Eine derartige Konkretisierung des Vorwurfs eines Disziplinarvergehens in der Disziplinarverfügung ist aus rechtsstaatlichen Gründen unerlässlich, weil sich ein Beamter anders gegen den Vorwurf nicht hinreichend verteidigen kann. Auch die Erziehungsfunktion einer Disziplinarverfügung erfordert eine derartige Klarstellung. Daneben ist sie auch hinsichtlich der Rechtskraftwirkung, insbesondere im Hinblick auf das Verbot der Doppelverfolgung, erforderlich, und darüber hinaus zur Bestimmung von Verjährungs- und Verfolgungsfristen.
Vgl. Bundesverwaltungsgericht, Urteil vom. 6. Mai 2003 – 2 WD 29/02 -; vergleichbar zur Disziplinarklage: Köhler/Ratz, a. a. 0. § 55 Anmerkung 7.

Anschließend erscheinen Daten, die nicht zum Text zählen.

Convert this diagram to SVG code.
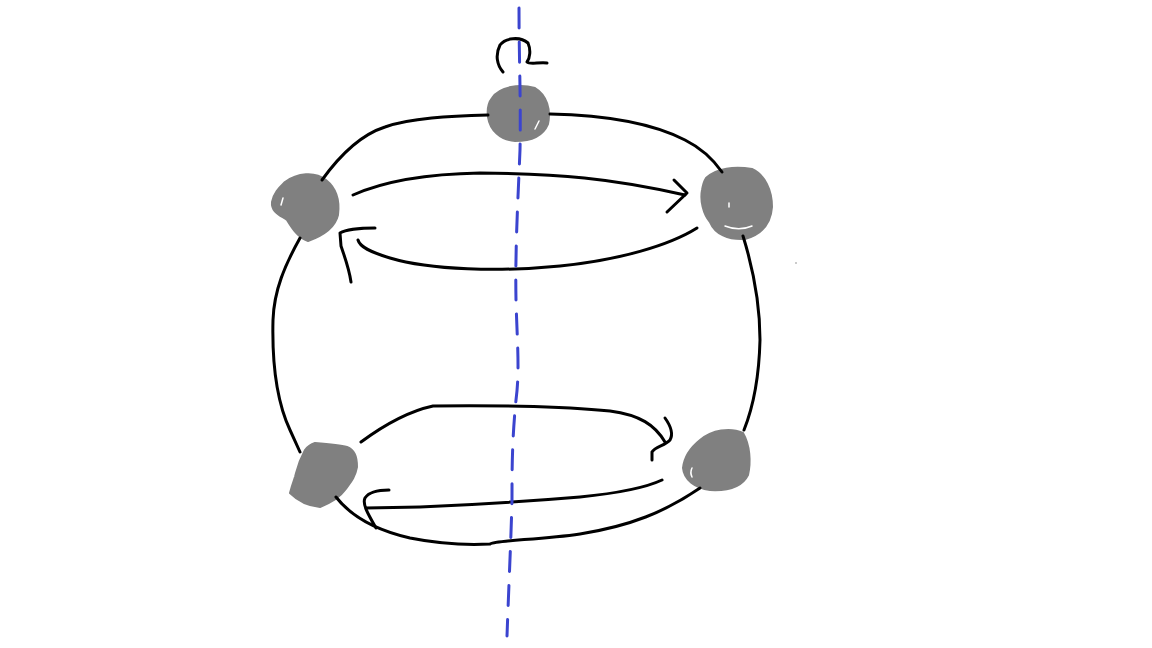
<svg xmlns="http://www.w3.org/2000/svg" width="1152" height="648" viewBox="0 0 1152 648">
<style>
.ln{fill:none;stroke:#000;stroke-width:3;stroke-linecap:round;stroke-linejoin:round}
.ax{fill:none;stroke:#3b44cf;stroke-width:3;stroke-linecap:round;stroke-dasharray:20 14}
.dot{fill:#808080;stroke:#808080;stroke-width:2}
.hl{fill:none;stroke:#fff;stroke-width:1.5;stroke-linecap:round}
</style>
<rect width="1152" height="648" fill="#fff"/>
<g id="node-top">
<path class="dot" d="M492,98 C500,86 520,84 535,88 C547,95 551,110 548,124 C543,136 530,141 515,141 C500,140 490,130 488,117 C487,109 488,103 492,98 Z"/>
<path class="hl" d="M539,121 L535,129"/>
</g>
<g id="node-left-upper">
<path class="dot" d="M285,182 C297,173 315,171 326,180 C336,188 340,200 338,215 C335,228 322,236 308,241 C298,238 292,228 287,220 C280,215 271,212 272,202 C274,192 280,187 285,182 Z"/>
<path class="hl" d="M283,198 L281,205"/>
</g>
<g id="node-right-upper">
<path class="dot" d="M706,178 C716,168 735,166 752,169 C765,175 772,190 772,207 C771,222 763,234 745,239 C728,240 715,234 710,222 C703,214 700,200 702,190 C703,184 704,181 706,178 Z"/>
<path class="hl" d="M725,226 C735,230 745,229 752,226"/>
<path class="hl" d="M729,203 L729,207"/>
</g>
<g id="node-left-lower">
<path class="dot" d="M315,443 C328,444 340,445 347,447 C354,450 357,455 357,467 C355,478 350,483 345,490 C340,497 333,502 320,507 C310,506 300,503 290,493 C292,485 294,480 295,477 C297,470 298,463 305,450 C308,446 312,444 315,443 Z"/>
</g>
<g id="node-right-lower">
<path class="dot" d="M700,440 C712,430 730,427 743,433 C750,445 751,462 748,475 C742,487 728,491 710,490 C695,488 684,480 683,468 C684,458 690,448 700,440 Z"/>
<path class="hl" d="M692,468 C690,472 691,475 692,477"/>
</g>
<g id="connectors">
<path class="ln" d="M488,115 C450,116 410,118 385,127 C360,135 340,155 322,180"/>
<path class="ln" d="M550,114 C600,115 650,122 685,140 C705,150 715,162 722,172"/>
<path class="ln" d="M300,238 C285,265 274,290 273,320 C272,360 276,400 290,430 L300,452"/>
<path class="ln" d="M743,236 C752,265 760,300 760,340 C759,380 752,410 744,430"/>
<path class="ln" d="M336,497 C350,515 375,530 410,538 C440,544 470,545 490,544 C495,540 540,540 580,534 C630,526 665,512 700,488"/>
<path class="ln" d="M353,195 C380,183 420,174 480,173 C560,174 610,178 685,195"/>
<path class="ln" d="M674,180 L687,193 L667,212"/>
<path class="ln" d="M697,228 C670,245 620,260 560,266 C500,272 430,270 390,258 C370,252 360,247 358,240"/>
<path class="ln" d="M375,228 C360,228 345,230 340,233 L341,246 C345,258 349,268 351,282"/>
<path class="ln" d="M361,442 C380,428 405,412 433,406 C480,405 560,406 610,411 C640,415 655,425 665,442"/>
<path class="ln" d="M665,418 C670,425 674,433 670,440 C665,446 655,446 652,452 L652,460"/>
<path class="ln" d="M662,480 C645,488 620,493 580,497 C520,502 470,505 420,507 L366,508"/>
<path class="ln" d="M389,490 C378,490 369,492 365,498 C362,504 368,514 376,528"/>
<path class="ln" d="M503,72 C497,65 495,55 500,45 C505,38 520,36 528,43 C531,50 530,58 527,62 C530,65 538,62 547,63"/>
<path class="ax" d="M519,8 C519,60 521,100 520,150 C518,200 515,250 516,300 C517,340 520,370 516,400 C512,440 512,470 512,500 C511,540 509,580 507,636"/>
</g>
<circle cx="796" cy="263" r="0.8" fill="#888"/>
</svg>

Daraus folgt, dass der Sachverhalt des Disziplinarvorwurfs, insbesondere Tatzeit und -ort konkret benannt werden müssen und die Disziplinarverfügung aus sich heraus verständlich sein muss. Zur Auslegung dürfen keine Akten, insbesondere nicht die Disziplinarakten herangezogen werden müssen.
Vgl. Weiss, a. a. 0.
An einer derartigen Konkretisierung fehlt es hier, bzw. die wenigen ausreichend konkret erhobenen Vorwürfe stellen ein Disziplinarvergehen nicht dar…“
Soweit ging es dem Gericht um verfahrensrechtliche Fragen. Ferner ging es in der Entscheidung um Fragen des Nebentätigkeitsrechtes. Hierzu führte das Gericht u.a. aus:
„Das Führen der zwei bis drei Telefonate und das Ausfüllen eines Anmeldeformulars verlässt wiederum nicht den Rahmen zulässiger familiärer Unterstützung bzw. überschreitet noch nicht den Bereich disziplinarer Relevanz“.
Die Entscheidung ist in Kürze zur Veröffentlichung und Besprechung in den Nordrhein-Westfälischen Verwaltungsblättern (NWVBl.) vorgesehen.